EMC Invista provokes technology race
It's all go in storage virtualisation
There is rarely a dull day in the wild and madly exciting world of storage and storage management. Those bygone days, when talking (or writing) about storage systems would fill most people’s minds with dread and thoughts of sleep, are well and truly behind us. Well, almost. Last week witnessed EMC, one of the industry’s giants, launch its much awaited network storage virtualisation platform, EMC Invista, at the company’s Technology Summit in New Orleans.
The approach taken by Invista to provide networked storage virtualisation is to house the virtualisation software in the emerging “smart” fabric switches from Brocade, Cisco and McData. EMC expects to make Invista solutions running on EMC Connectrix branded switches from Brocade and Cisco generally available in the third quarter of 2005. Solutions running on McData switches will be supported early next year.
EMC will be actively promoting the virtues of its out-of-band architecture versus the in-band storage virtualisation adopted by some of the appliance and array-based solutions with which it is likely that Invista will compete. Principally, EMC believes its out-of-band approach to be highly performant and extremely scalable. Naturally enough, the alternative approaches employed by other solutions will have their architectural merits promoted.
In truth though, it will not be to the advantage of any storage virtualisation vendor to attempt to make the chosen architecture of their virtualisation solution a quasi-religious matter. Customers simply do not care as long as the products do what they say they can do. The storage management vendors will see much better benefit from simply promoting the business merits of the virtualisation offerings.
It is good to recognise that EMC has taken this thought to heart, as much of its communications concerning Invista have sought to highlight why organisations should deploy Invista. Primary amongst these are the ability to support non-disruptive operations and significantly reduce, or eliminate, the need for down time, coupled with efficient storage management. In addition, the virtualisation simplifies the movement of data across tiered storage and provides greater flexibility to organizations when selecting the underlying storage platforms.
The ability of Invista to create dynamically managed logical or virtual pools of storage resources from heterogeneous physical storage platforms is at the heart of virtualisation. Invista employs open application programming interfaces (APIs) to interface to the storage hardware platforms and the system will, on day one, interoperate with a selected range of storage arrays from various vendors including EMC, IBM and HDS. EMC plans to support additional platforms over time. Invista will at GA support various operating systems including Solaris, Windows, AIX, HP-UX and Linux along with the VMware environment. Invista management will be integrated with EMC ControlCenter and will also operate with the emerging SMIS and FAIS (Fabric Application Interface Standard) management standards.

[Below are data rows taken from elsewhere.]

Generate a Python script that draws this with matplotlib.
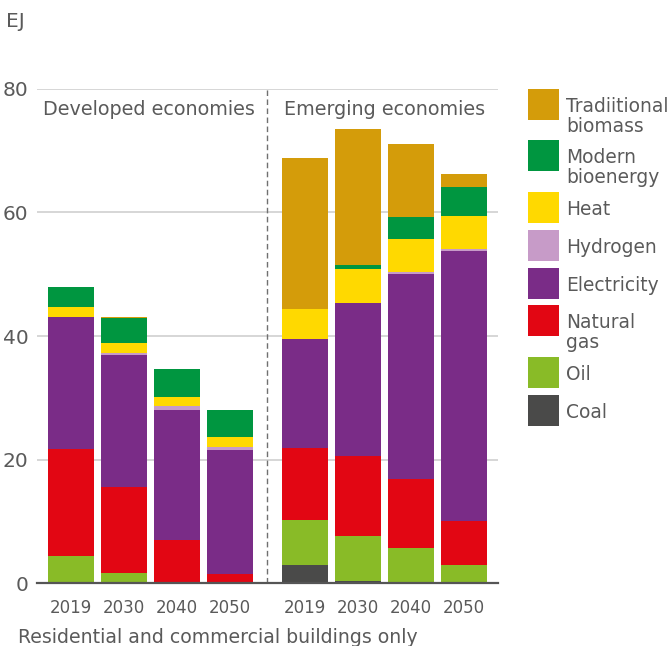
import matplotlib
matplotlib.use("Agg")
import matplotlib.pyplot as plt
from matplotlib.patches import Rectangle
import numpy as np

plt.rcParams['font.family'] = ['DejaVu Sans']

years = ["2019", "2030", "2040", "2050"]
groups = ["Developed economies", "Emerging economies"]
series_names = ["Coal", "Oil", "Natural\ngas", "Electricity", "Hydrogen", "Heat",
                "Modern\nbioenergy", "Tradiitional\nbiomass"]
colors = ["#4a4a49", "#89bb27", "#e20613", "#7a2c87", "#c79bc8", "#ffd900",
          "#009640", "#d49c0a"]

# values per series: developed 2019..2050, emerging 2019..2050
coal        = [0.0, 0.0, 0.0, 0.0,   3.0, 0.4, 0.1, 0.1]
oil         = [4.4, 1.6, 0.2, 0.1,   7.2, 7.3, 5.6, 2.9]
natural_gas = [17.3, 13.9, 6.8, 1.4, 11.7, 12.9, 11.1, 7.0]
electricity = [21.4, 21.4, 21.1, 20.0, 17.6, 24.8, 33.2, 43.8]
hydrogen    = [0.0, 0.4, 0.5, 0.6,   0.0, 0.0, 0.4, 0.3]
heat        = [1.6, 1.6, 1.5, 1.5,   4.9, 5.5, 5.3, 5.3]
modern_bio  = [3.3, 4.0, 4.5, 4.5,   0.0, 0.6, 3.6, 4.7]
trad_bio    = [0.0, 0.1, 0.0, 0.0,   24.4, 22.0, 11.8, 2.1]

series = [coal, oil, natural_gas, electricity, hydrogen, heat, modern_bio, trad_bio]

TXT = '#5a5a5a'
W, H = 670, 646
fig = plt.figure(figsize=(W / 100, H / 100), dpi=100)
ax = fig.add_axes([36.7 / W, 1 - 583.3 / H, (498 - 36.7) / W, (583.3 - 88.7) / H])

gap = 75 / 53
x = np.array([0, 1, 2, 3, 3 + gap, 4 + gap, 5 + gap, 6 + gap])
width = 46 / 53
bottom = np.zeros(len(x))
for vals, col in zip(series, colors):
    v = np.array(vals)
    ax.bar(x, v, width=width, bottom=bottom, color=col, linewidth=0, zorder=3)
    bottom += v

ax.set_ylim(0, 80)
ax.set_xlim(-0.647, x[-1] + 0.642)
ax.set_yticks([0, 20, 40, 60, 80])
ax.set_xticks(x)
ax.set_xticklabels(years * 2)
ax.tick_params(axis='both', length=0, colors=TXT)
ax.tick_params(axis='y', pad=6, labelsize=14.5)
ax.tick_params(axis='x', pad=11, labelsize=12)
ax.grid(axis='y', color='#d0d0d0', linewidth=1.2, zorder=0)
for s in ['top', 'right', 'left']:
    ax.spines[s].set_visible(False)
ax.spines['bottom'].set_color('#555555')
ax.spines['bottom'].set_linewidth(1.6)
ax.spines['bottom'].set_zorder(4)

sep = 3 + 37 / 53
ax.axvline(sep, color='#707070', linestyle=(0, (4, 2.5)), linewidth=1, zorder=2)

y_lab = (583.3 - 115) / (583.3 - 88.7) * 80
ax.text(x[0] - 0.53, y_lab, groups[0], ha='left', va='baseline', fontsize=13.8, color=TXT)
ax.text(sep + 0.32, y_lab, groups[1], ha='left', va='baseline', fontsize=13.8, color=TXT)

fig.text(6 / W, 1 - 27 / H, "EJ", ha='left', va='baseline', fontsize=14.5, color=TXT)
fig.text(18 / W, 1 - 643 / H, "Residential and commercial buildings only", ha='left',
         va='baseline', fontsize=13.6, color=TXT)

# legend (top to bottom)
tops = [89, 140, 192, 230, 268, 305, 357, 395]
order = list(range(len(series_names)))[::-1]
for t, i in zip(tops, order):
    fig.add_artist(Rectangle((528 / W, 1 - (t + 31) / H), 31 / W, 31 / H,
                             transform=fig.transFigure, color=colors[i], linewidth=0))
    for k, line in enumerate(series_names[i].split("\n")):
        fig.text(566 / W, 1 - (t + 23 + 20 * k) / H, line, ha='left', va='baseline',
                 fontsize=13.4, color=TXT)

fig.savefig("out.png", dpi=100)
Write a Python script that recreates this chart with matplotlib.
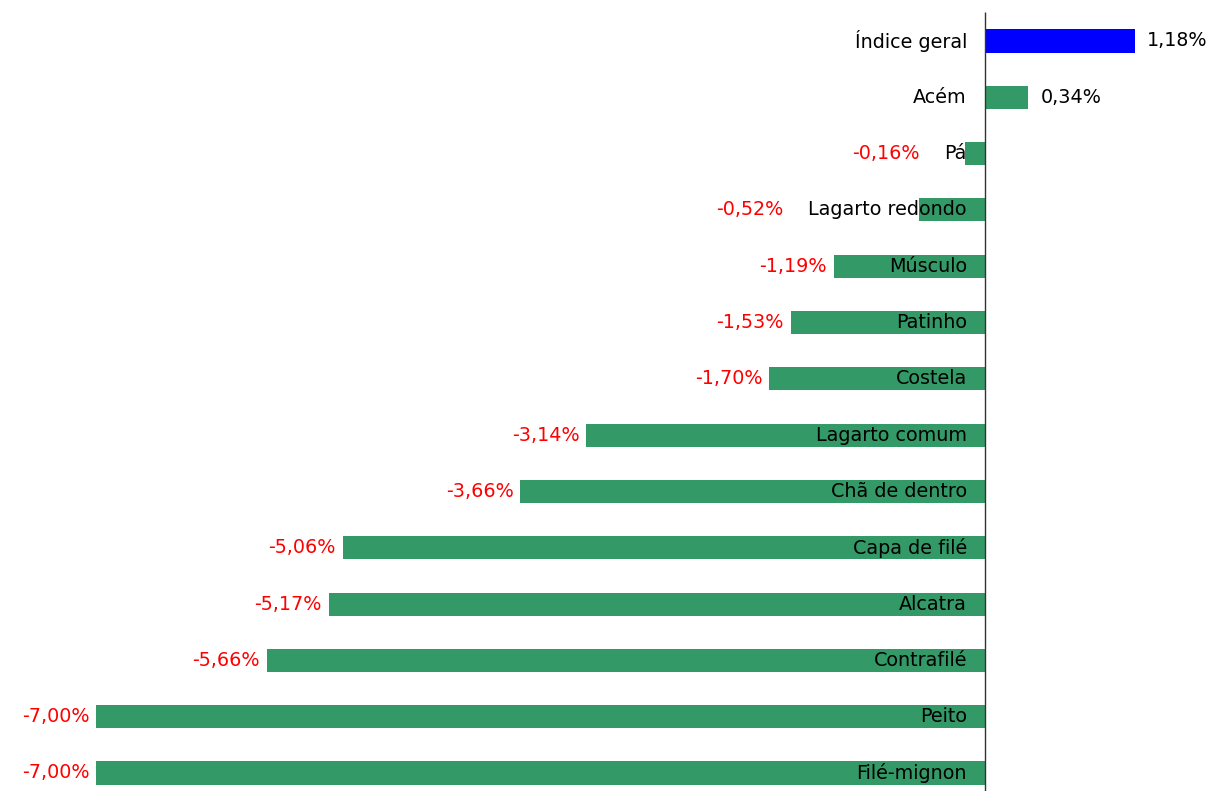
import matplotlib
matplotlib.use("Agg")
import matplotlib.pyplot as plt

categories = ["Índice geral", "Acém", "Pá", "Lagarto redondo", "Músculo", "Patinho",
              "Costela", "Lagarto comum", "Chã de dentro", "Capa de filé", "Alcatra",
              "Contrafilé", "Peito", "Filé-mignon"]
values = [1.18, 0.34, -0.16, -0.52, -1.19, -1.53, -1.70, -3.14, -3.66, -5.06, -5.17,
          -5.66, -7.00, -7.00]
value_labels = ["1,18%", "0,34%", "-0,16%", "-0,52%", "-1,19%", "-1,53%", "-1,70%",
                "-3,14%", "-3,66%", "-5,06%", "-5,17%", "-5,66%", "-7,00%", "-7,00%"]

GREEN = "#339966"
BLUE = "#0000FF"
FONT = "DejaVu Sans"
FS = 13.8

fig = plt.figure(figsize=(12.10, 7.91), dpi=100)
ax = fig.add_axes([0, 0, 1, 1])
ax.set_axis_off()

n = len(categories)
ypos = list(range(n))
colors = [BLUE if i == 0 else GREEN for i in range(n)]
ax.barh(ypos, values, height=0.41, color=colors, zorder=2)

ax.set_xlim(-7.76, 1.773)
ax.set_ylim(13.32, -0.728)
ax.vlines(0, -0.52, 13.32, color="#333333", lw=1.0, zorder=3)

fig.canvas.draw()
renderer = fig.canvas.get_renderer()
to_data = ax.transData.inverted()

cat_texts = []
for i, c in enumerate(categories):
    t = ax.annotate(c, xy=(0, i), xytext=(-13, 0), textcoords="offset points",
                    ha="right", va="center", fontsize=FS, family=FONT, color="black",
                    zorder=4)
    cat_texts.append(t)

fig.canvas.draw()
for i, (v, lab) in enumerate(zip(values, value_labels)):
    if v >= 0:
        ax.annotate(lab, xy=(v, i), xytext=(9, 0), textcoords="offset points",
                    ha="left", va="center", fontsize=FS, family=FONT, color="black")
    else:
        bb = cat_texts[i].get_window_extent(renderer)
        bar_left = ax.transData.transform((v, i))[0]
        if bb.x0 < bar_left:
            xpix = bb.x0 - 25
        else:
            xpix = bar_left - 7
        xd = to_data.transform((xpix, 0))[0]
        ax.text(xd, i, lab, ha="right", va="center", fontsize=FS, family=FONT,
                color="#FF0000")

fig.savefig("out.png", dpi=100, facecolor="white")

EMC clearly expects the first use of Invista to be in large enterprise environments where the capabilities supplied will be warmly welcomed. However, the company fully expects that as storage standards mature, Invista solutions will be made available to smaller organisations via the EMC Velocity channel partners.
There is no doubt at all that storage virtualisation has a foundational role to play in the storage infrastructure. The emergence of an EMC solution into this space alongside offerings from several of the other major players is certain to boost customer confidence that storage virtualisation is now a reality and is going to take a place at the heart of their IT infrastructure.
EMC Invista is a technology that is likely to be widely deployed. What is absolutely certain is that the storage virtualisation technology race is now well and truly on.